Exercise data -
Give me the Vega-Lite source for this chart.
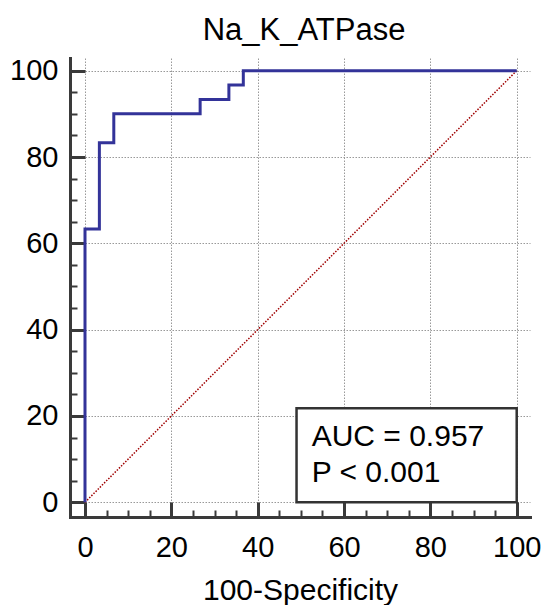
{
  "$schema": "https://vega.github.io/schema/vega-lite/v6.json",
  "autosize": "none",
  "padding": {"left": 70, "top": 58, "right": 15, "bottom": 88},
  "width": 460,
  "height": 459,
  "background": "white",
  "title": {
    "text": "Na_K_ATPase",
    "font": "Liberation Sans",
    "fontSize": 31,
    "fontWeight": "normal",
    "color": "black",
    "baseline": "alphabetic",
    "offset": -14,
    "dx": 4
  },
  "config": {"view": {"stroke": null}},
  "encoding": {
    "x": {
      "field": "x",
      "type": "quantitative",
      "scale": {"domain": [-3.475, 103.08], "nice": false, "zero": false},
      "axis": {
        "title": "100-Specificity",
        "values": [0, 5, 10, 15, 20, 25, 30, 35, 40, 45, 50, 55, 60, 65, 70, 75, 80, 85, 90, 95, 100],
        "zindex": 0,
        "domainColor": "#3a3a3a",
        "domainWidth": 3,
        "domainCap": "square",
        "tickColor": "#3a3a3a",
        "tickWidth": {"condition": {"test": "datum.value % 20 === 0", "value": 3}, "value": 2},
        "tickSize": {"condition": {"test": "datum.value % 20 === 0", "value": -15}, "value": -7},
        "labelExpr": "datum.value % 20 === 0 ? datum.label : ''",
        "labelFont": "Liberation Sans",
        "labelFontSize": 29,
        "labelColor": "black",
        "labelBaseline": "alphabetic",
        "labelPadding": 54,
        "labelOverlap": false,
        "labelFlush": false,
        "grid": true,
        "gridColor": "#999999",
        "gridOpacity": {"condition": {"test": "datum.value % 20 === 0", "value": 1}, "value": 0},
        "gridDash": [1.5, 1.5],
        "gridWidth": 1,
        "titleFont": "Liberation Sans",
        "titleFontSize": 30,
        "titleFontWeight": "normal",
        "titleColor": "black",
        "titleBaseline": "alphabetic",
        "titleY": 82
      }
    },
    "y": {
      "field": "y",
      "type": "quantitative",
      "scale": {"domain": [-3.406, 102.94], "nice": false, "zero": false},
      "axis": {
        "title": null,
        "values": [0, 5, 10, 15, 20, 25, 30, 35, 40, 45, 50, 55, 60, 65, 70, 75, 80, 85, 90, 95, 100],
        "zindex": 0,
        "domainColor": "#3a3a3a",
        "domainWidth": 3,
        "domainCap": "square",
        "tickColor": "#3a3a3a",
        "tickWidth": {"condition": {"test": "datum.value % 20 === 0", "value": 3}, "value": 2},
        "tickSize": {"condition": {"test": "datum.value % 20 === 0", "value": -15}, "value": -7},
        "labelExpr": "datum.value % 20 === 0 ? datum.label : ''",
        "labelFont": "Liberation Sans",
        "labelFontSize": 29,
        "labelColor": "black",
        "labelPadding": 27,
        "labelOverlap": false,
        "labelFlush": false,
        "grid": true,
        "gridColor": "#999999",
        "gridOpacity": {"condition": {"test": "datum.value % 20 === 0", "value": 1}, "value": 0},
        "gridDash": [1.5, 1.5],
        "gridWidth": 1
      }
    }
  },
  "layer": [
    {
      "data": {"values": [
        {"i": 0, "x": 0, "y": 0},
        {"i": 1, "x": 100, "y": 100}
      ]},
      "mark": {"type": "line", "color": "#a00000", "strokeWidth": 1.5, "strokeDash": [1.5, 1.5]},
      "encoding": {"order": {"field": "i", "type": "quantitative"}}
    },
    {
      "data": {"values": [
        {"i": 0, "x": 0, "y": 0},
        {"i": 1, "x": 0, "y": 63.33},
        {"i": 2, "x": 3.33, "y": 63.33},
        {"i": 3, "x": 3.33, "y": 83.33},
        {"i": 4, "x": 6.67, "y": 83.33},
        {"i": 5, "x": 6.67, "y": 90},
        {"i": 6, "x": 26.67, "y": 90},
        {"i": 7, "x": 26.67, "y": 93.33},
        {"i": 8, "x": 33.33, "y": 93.33},
        {"i": 9, "x": 33.33, "y": 96.67},
        {"i": 10, "x": 36.67, "y": 96.67},
        {"i": 11, "x": 36.67, "y": 100},
        {"i": 12, "x": 100, "y": 100}
      ]},
      "mark": {"type": "line", "color": "#333399", "strokeWidth": 3, "strokeJoin": "miter"},
      "encoding": {"order": {"field": "i", "type": "quantitative"}}
    },
    {
      "data": {"values": [
        {"x": 49, "xe": 100, "y": 0, "ye": 21.8}
      ]},
      "mark": {"type": "rect", "fill": "white", "stroke": "#333333", "strokeWidth": 2.5},
      "encoding": {
        "x2": {"field": "xe"},
        "y2": {"field": "ye"}
      }
    },
    {
      "data": {"values": [
        {"x": 52.5, "y": 13.0, "label": "AUC = 0.957"},
        {"x": 52.5, "y": 4.63, "label": "P < 0.001"}
      ]},
      "mark": {"type": "text", "align": "left", "baseline": "alphabetic", "font": "Liberation Sans", "fontSize": 30, "color": "black"},
      "encoding": {"text": {"field": "label", "type": "nominal"}}
    }
  ]
}
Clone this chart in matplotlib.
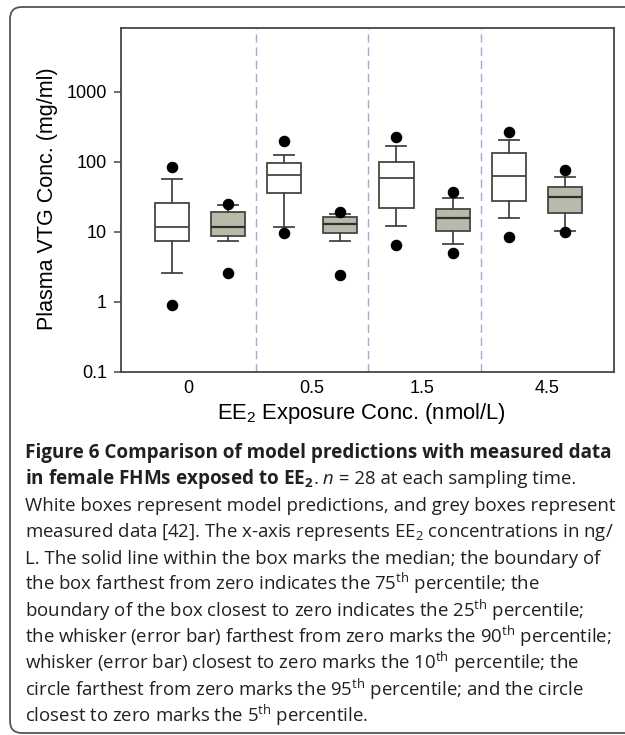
import matplotlib
matplotlib.use('Agg')
import matplotlib.pyplot as plt
from matplotlib.patches import FancyBboxPatch
from matplotlib.transforms import IdentityTransform
from matplotlib.ticker import NullLocator, FixedLocator, FixedFormatter

# ---------------- data ----------------
concentrations = ["0", "0.5", "1.5", "4.5"]

# model predictions (white boxes)
model_p5 = [0.90, 9.7, 6.4, 8.5]
model_p10 = [2.6, 11.7, 11.9, 15.7]
model_p25 = [7.4, 35.7, 21.8, 27.7]
model_p50 = [11.7, 64.6, 59.0, 63.0]
model_p75 = [25.5, 96.8, 100.0, 132.0]
model_p90 = [56.0, 125.0, 169.0, 202.0]
model_p95 = [85.0, 198.0, 223.0, 263.0]

# measured data (grey boxes)
meas_p5 = [2.55, 2.43, 4.9, 9.9]
meas_p10 = [7.3, 7.3, 6.7, 10.3]
meas_p25 = [8.6, 9.5, 10.1, 18.7]
meas_p50 = [11.7, 12.8, 15.8, 31.0]
meas_p75 = [19.1, 16.2, 21.3, 43.5]
meas_p90 = [24.1, 17.9, 30.3, 61.0]
meas_p95 = [24.6, 19.3, 37.3, 75.4]

y_ticks = [0.1, 1, 10, 100, 1000]
y_tick_labels = ["0.1", "1", "10", "100", "1000"]

# ---------------- layout ----------------
W, H = 625, 735
plt.rcParams['font.family'] = ['Liberation Sans', 'DejaVu Sans']
plt.rcParams['mathtext.fontset'] = 'custom'
plt.rcParams['mathtext.default'] = 'regular'
plt.rcParams['mathtext.rm'] = 'Open Sans'
plt.rcParams['mathtext.it'] = 'Open Sans:italic'
plt.rcParams['mathtext.bf'] = 'Open Sans:bold'

fig = plt.figure(figsize=(W / 100, H / 100), dpi=100)
fig.patch.set_facecolor('white')

ax_l, ax_r, ax_t, ax_b = 120.8, 614.3, 28.3, 371.7
ax = fig.add_axes([ax_l / W, 1 - ax_b / H, (ax_r - ax_l) / W, (ax_b - ax_t) / H])

edge = '#454545'
lw = 1.3
model_pos = [1, 3, 5, 7]
meas_pos = [2, 4, 6, 8]


def make_stats(p5, p10, p25, p50, p75, p90, p95):
    out = []
    for i in range(len(p50)):
        out.append(dict(med=p50[i], q1=p25[i], q3=p75[i],
                        whislo=p10[i], whishi=p90[i],
                        fliers=[p5[i], p95[i]]))
    return out


common = dict(widths=0.607, capwidths=0.357, patch_artist=True, showfliers=True,
              whiskerprops=dict(color=edge, lw=lw),
              capprops=dict(color=edge, lw=lw),
              flierprops=dict(marker='o', markerfacecolor='black',
                              markeredgecolor='black', markersize=7.3,
                              linestyle='none'),
              manage_ticks=False, zorder=3)

ax.bxp(make_stats(model_p5, model_p10, model_p25, model_p50, model_p75, model_p90, model_p95),
       positions=model_pos,
       boxprops=dict(facecolor='white', edgecolor=edge, lw=lw),
       medianprops=dict(color=edge, lw=lw), **common)
ax.bxp(make_stats(meas_p5, meas_p10, meas_p25, meas_p50, meas_p75, meas_p90, meas_p95),
       positions=meas_pos,
       boxprops=dict(facecolor='#b9baa9', edgecolor=edge, lw=lw),
       medianprops=dict(color='#303030', lw=1.6), **common)

for xv in [2.5, 4.5, 6.5]:
    ax.axvline(xv, color='#a8a8d2', lw=1.0, linestyle=(0, (6, 3.5)), zorder=1)

ax.set_yscale('log')
ax.set_ylim(0.1, 8000)
ax.set_xlim(0.09, 8.88)
ax.yaxis.set_major_locator(FixedLocator(y_ticks))
ax.yaxis.set_major_formatter(FixedFormatter(y_tick_labels))
ax.yaxis.set_minor_locator(NullLocator())
ax.set_xticks([1.29, 3.49, 5.45, 7.69])
ax.set_xticklabels(concentrations)
ax.tick_params(axis='y', direction='out', length=5, width=1.1, color=edge,
               labelsize=13, pad=5)
ax.tick_params(axis='x', length=0, labelsize=13, pad=6)
for s in ax.spines.values():
    s.set_color(edge)
    s.set_linewidth(1.3)

fig.text(53.3 / W, 1 - 199 / H, "Plasma VTG Conc. (mg/ml)", rotation=90,
         rotation_mode='anchor', ha='center', va='baseline', fontsize=15.5)
fig.text(361 / W, 1 - 419.5 / H, "EE$_2$ Exposure Conc. (nmol/L)",
         ha='center', va='baseline', fontsize=15.8)

# ---------------- outer frame ----------------
frame = FancyBboxPatch((10, 2), 640, 726, boxstyle="round,pad=0,rounding_size=12",
                       transform=IdentityTransform(), fill=False,
                       edgecolor='#555555', lw=1.3)
fig.patches.append(frame)

# ---------------- caption ----------------
renderer = fig.canvas.get_renderer()
cap_color = '#231f20'
cap_font = 'Open Sans'


def text_width(s, **kw):
    t = fig.text(0, 0, s, **kw)
    w = t.get_window_extent(renderer).width
    t.remove()
    return w


bold_ref = "Figure 6 Comparison of model predictions with measured data"
reg_ref = "the box farthest from zero indicates the 75$^{th}$ percentile; the"
bold_size = 10 * 588 / text_width(bold_ref, family=cap_font, weight='bold', fontsize=10)
reg_size = 10 * 514 / text_width(reg_ref, family=cap_font, fontsize=10)

B = dict(family=cap_font, weight='bold', fontsize=bold_size, color=cap_color)
R = dict(family=cap_font, fontsize=reg_size, color=cap_color)
I = dict(family=cap_font, style='italic', fontsize=reg_size, color=cap_color)

caption_lines = [
    [(bold_ref, B)],
    [("in female FHMs exposed to EE$_2$", B), (".", R), (" n", I),
     (" = 28 at each sampling time.", R)],
    [("White boxes represent model predictions, and grey boxes represent", R)],
    [("measured data [42]. The x-axis represents EE$_2$ concentrations in ng/", R)],
    [("L. The solid line within the box marks the median; the boundary of", R)],
    [(reg_ref, R)],
    [("boundary of the box closest to zero indicates the 25$^{th}$ percentile;", R)],
    [("the whisker (error bar) farthest from zero marks the 90$^{th}$ percentile;", R)],
    [("whisker (error bar) closest to zero marks the 10$^{th}$ percentile; the", R)],
    [("circle farthest from zero marks the 95$^{th}$ percentile; and the circle", R)],
    [("closest to zero marks the 5$^{th}$ percentile.", R)],
]

x0 = 25
first_baseline = 458
line_step = 26.4
for k, segs in enumerate(caption_lines):
    yb = first_baseline + k * line_step
    x = x0
    for s, kw in segs:
        t = fig.text(x / W, 1 - yb / H, s, ha='left', va='baseline', **kw)
        x += t.get_window_extent(renderer).width

fig.savefig('out.png', dpi=100, facecolor='white')
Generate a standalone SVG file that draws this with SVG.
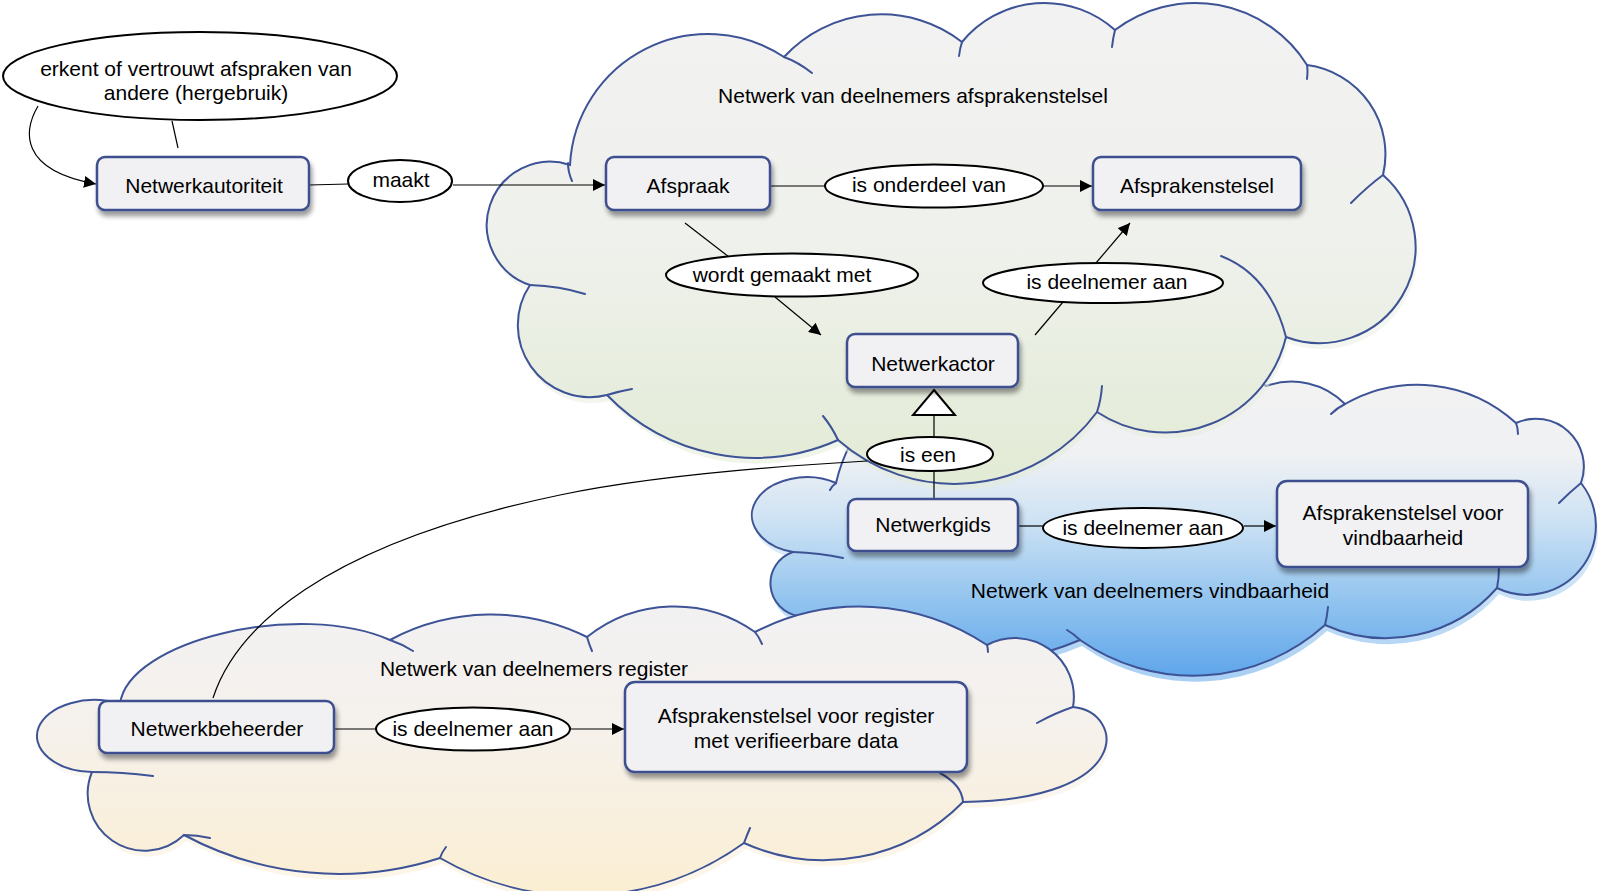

Exercise instructions -
Establish how many lines of the records contain the string "chart" and state that number without elaboration.

Written answer -
2